Apreensivos com o avanço de um projeto de lei na Câmara dos Deputados, que prevê a limitação de taxas cobradas no rotativo do cartão de crédito, o setor bancário brasileiro iniciou uma negociação com o Ministério da Fazenda e com o Banco Central para acelerar o acordo sobre os juros dessa modalidade. O rotativo tem sido uma preocupação da equipe econômica do governo Lula desde o início do mandato.
A proposta que tramita na Câmara deixa as instituições financeiras com receio de que a solução venha do Congresso e, por isso, preferem a negociação direta com a equipe econômica.
A taxa de juros no rotativo dos cartões está atualmente em 437% ao ano e é a mais alta praticada no mercado, e responsável por grande parte do endividamento das famílias brasileiras. Atualmente, a inadimplência do crédito atinge cerca de 50% das operações, um índice sem precedentes em outros países.
Hoje, os usuários do cartão entram automaticamente no rotativo quando não conseguem pagar a totalidade da fatura ou quitam apenas uma parte do vencimento do cartão de crédito naquele mês, situação que acaba virando uma bola de neve para a maioria.
O presidente do Banco Central, Roberto Campos Neto, sugeriu há alguns dias o fim das compras parceladas sem juros no cartão, as quais, na avaliação dele, são as responsáveis pelos juros exorbitantes do rotativo.
No entanto, a medida foi duramente criticada por analistas, inclusive pelos economistas do ICL (Instituto Conhecimento Liberta), para os quais a proposta de acabar com o parcelamento das compras no cartão coloca em risco a recuperação do varejo e a retomada econômica.
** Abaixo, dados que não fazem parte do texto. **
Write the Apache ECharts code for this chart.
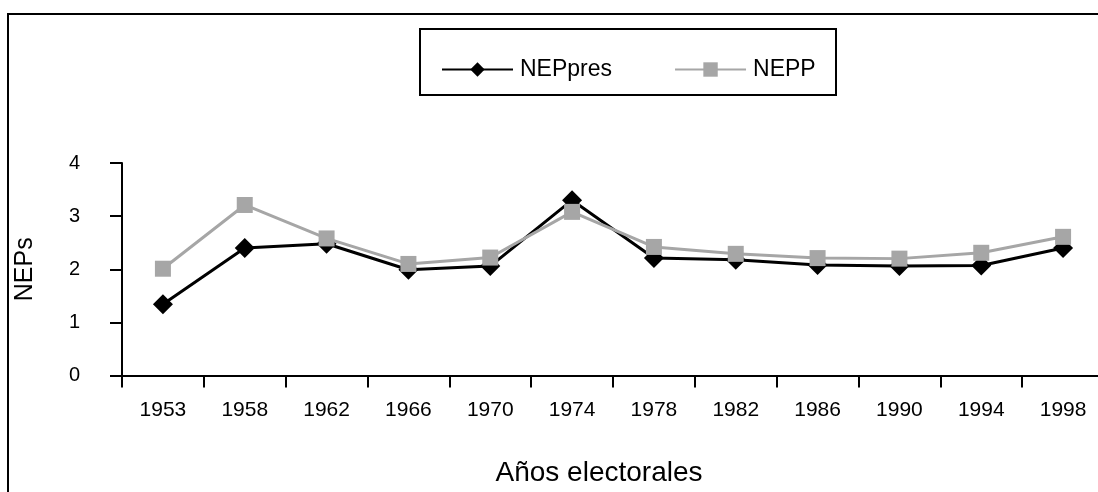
<!DOCTYPE html>
<html>
<head>
<meta charset="utf-8">
<script src="https://cdn.jsdelivr.net/npm/echarts@6/dist/echarts.min.js"></script>
<style>
html, body { margin: 0; padding: 0; background: #fff; }
#chart { width: 1098px; height: 492px; }
</style>
</head>
<body>
<div id="chart"></div>
<script>
var years = ['1953', '1958', '1962', '1966', '1970', '1974', '1978', '1982', '1986', '1990', '1994', '1998'];
var nepPres = [1.34, 2.40, 2.48, 1.99, 2.06, 3.30, 2.21, 2.18, 2.08, 2.06, 2.07, 2.40];
var nepp = [2.01, 3.21, 2.58, 2.10, 2.22, 3.08, 2.42, 2.29, 2.21, 2.20, 2.31, 2.61];
var yTicks = [0, 1, 2, 3, 4];

var myChart = echarts.init(document.getElementById('chart'));
var font = 'Liberation Sans, Arial, sans-serif';

option = {
	animation: false,
	backgroundColor: '#fff',
	graphic: [
		{ // marco exterior
			type: 'rect',
			shape: { x: 8, y: 14, width: 1200, height: 600 },
			style: { fill: 'none', stroke: '#000', lineWidth: 2 }
		},
		{ // caja de la leyenda
			type: 'rect',
			shape: { x: 420, y: 29, width: 416, height: 66 },
			style: { fill: 'none', stroke: '#000', lineWidth: 2 }
		}
	],
	legend: {
		left: 436,
		top: 53,
		itemWidth: 71,
		itemHeight: 18,
		itemGap: 62,
		textStyle: { fontFamily: font, fontSize: 23, color: '#000', padding: [0, 0, 0, 2] },
		data: ['NEPpres', 'NEPP']
	},
	grid: {
		left: 122,
		top: 163,
		width: 982,
		height: 212.5,
		outerBoundsMode: 'none',
		containLabel: false
	},
	xAxis: {
		type: 'category',
		data: years,
		boundaryGap: true,
		name: 'Años electorales',
		nameLocation: 'middle',
		nameGap: 84,
		nameTextStyle: { fontFamily: font, fontSize: 28, color: '#000', padding: [0, 28, 0, 0] },
		axisLine: { lineStyle: { color: '#000', width: 2 } },
		axisTick: { show: true, length: 12, lineStyle: { color: '#000', width: 2 } },
		axisLabel: { fontFamily: font, fontSize: 21, color: '#000', margin: 24 },
		splitLine: { show: false }
	},
	yAxis: {
		type: 'value',
		min: 0,
		max: 4,
		interval: 1,
		name: 'NEPs',
		nameLocation: 'middle',
		nameGap: 84,
		nameTextStyle: { fontFamily: font, fontSize: 25, color: '#000' },
		axisLine: { show: true, lineStyle: { color: '#000', width: 2 } },
		axisTick: { show: true, length: 12, lineStyle: { color: '#000', width: 2 } },
		axisLabel: {
			fontFamily: font, fontSize: 20, color: '#000', margin: 42,
			formatter: function (v) { return yTicks.indexOf(v) >= 0 ? String(v) : ''; }
		},
		splitLine: { show: false }
	},
	series: [
		{
			name: 'NEPP',
			type: 'line',
			data: nepp,
			symbol: 'rect',
			symbolSize: 16,
			lineStyle: { color: '#a6a6a6', width: 3 },
			itemStyle: { color: '#a6a6a6' },
			z: 2
		},
		{
			name: 'NEPpres',
			type: 'line',
			data: nepPres,
			symbol: 'diamond',
			symbolSize: 20,
			lineStyle: { color: '#000', width: 3 },
			itemStyle: { color: '#000' },
			z: 1
		}
	]
};
myChart.setOption(option, true);
</script>
</body>
</html>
Embora a suposta intenção da autoridade monetária seja reduzir a inadimplência e combater as altas taxas de juros no crédito rotativo do cartão de crédito, essa medida pode ter consequências adversas para os consumidores e comerciantes, impactando negativamente a economia e a inclusão financeira.
O ministro da Fazenda, Fernando Haddad, já se mostrou contrário à alteração das regras do parcelamento sem juros. Na opinião do ministro, isso também pode prejudicar lojistas e consumidores.
“Nós herdamos uma taxa de juros absurda do rotativo e vamos ter que equacionar, mas [a solução] não passa por prejudicar o consumidor que está pagando as contas em dia”, criticou Haddad.
Ainda segundo Haddad, os bancos precisam apresentar dados que justifiquem a necessidade de restringir o parcelamento, o que ainda não foi feito.
Segundo o ministro, a previsão é que um grupo de trabalho formado por representantes do Ministério da Fazenda, do Banco Central, da Febraban (Federação Brasileira de Bancos), do IDV (Instituto para Desenvolvimento do Varejo), da Câmara dos Deputados e do Senado encontre uma solução em até 90 dias.
PL que quer limitar taxas do rotativo do cartão está tramitando na Câmara desde outubro passado
O projeto de lei (PL 2685/2022) para regular a taxa do rotativo entrou na Câmara em outubro de 2022, sob autoria do líder do União Brasil, Elmar Nascimento (BA). A proposta também trata da renegociação de dívidas para quem ganha até R$ 5 mil. O programa chamado de ReFamília se assemelha ao Desenrola, editado pelo governo federal.
A proposta já passou pela Comissão de Finanças e Tributação e está pronta para ir ao plenário. A relatoria está com o deputado Alencar Santana (PT-SP). De acordo com o texto, caberia ao CVM (Conselho Monetário Nacional), colegiado formado pela Fazenda, Planejamento e Banco Central, estabelecer limites para as taxas de juros do rotativo.
Segundo a proposta, os juros “não poderão ser superiores a limites já estipulados para modalidades de crédito com perfil de risco semelhante, a exemplo do que já ocorre com as taxas cobradas sobre o valor utilizado do cheque especial”.
O CMN já adotou antes medidas para regular o rotativo do cartão. Em 2017, determinou que os clientes só pudessem ficar um mês no rotativo do cartão de crédito. Após esse prazo, deveriam migrar para outras modalidades de crédito, nas quais os juros são menores.
O CMN também já limitou os juros do cheque especial. Em novembro de 2019, determinou que a taxa poderia ser no máximo de 151% ao ano.
De acordo com reportagem de O Globo, fontes do Banco Central e do Ministério da Fazenda disseram que o assunto será resolvido e o acordo sairá “em menos de 90 dias”. Porém, como há muitos segmentos envolvidos, há divisões sobre a melhor solução e isso dificulta um desfecho rápido.
As negociações serão feitas com cautela para que não aconteça com o rotativo o mesmo que houve com o consignado dos aposentados.
Após o Conselho Nacional de Previdência ter reduzido o teto dos juros, vários bancos do país simplesmente cancelaram essas linhas, e o governo foi obrigado a recuar.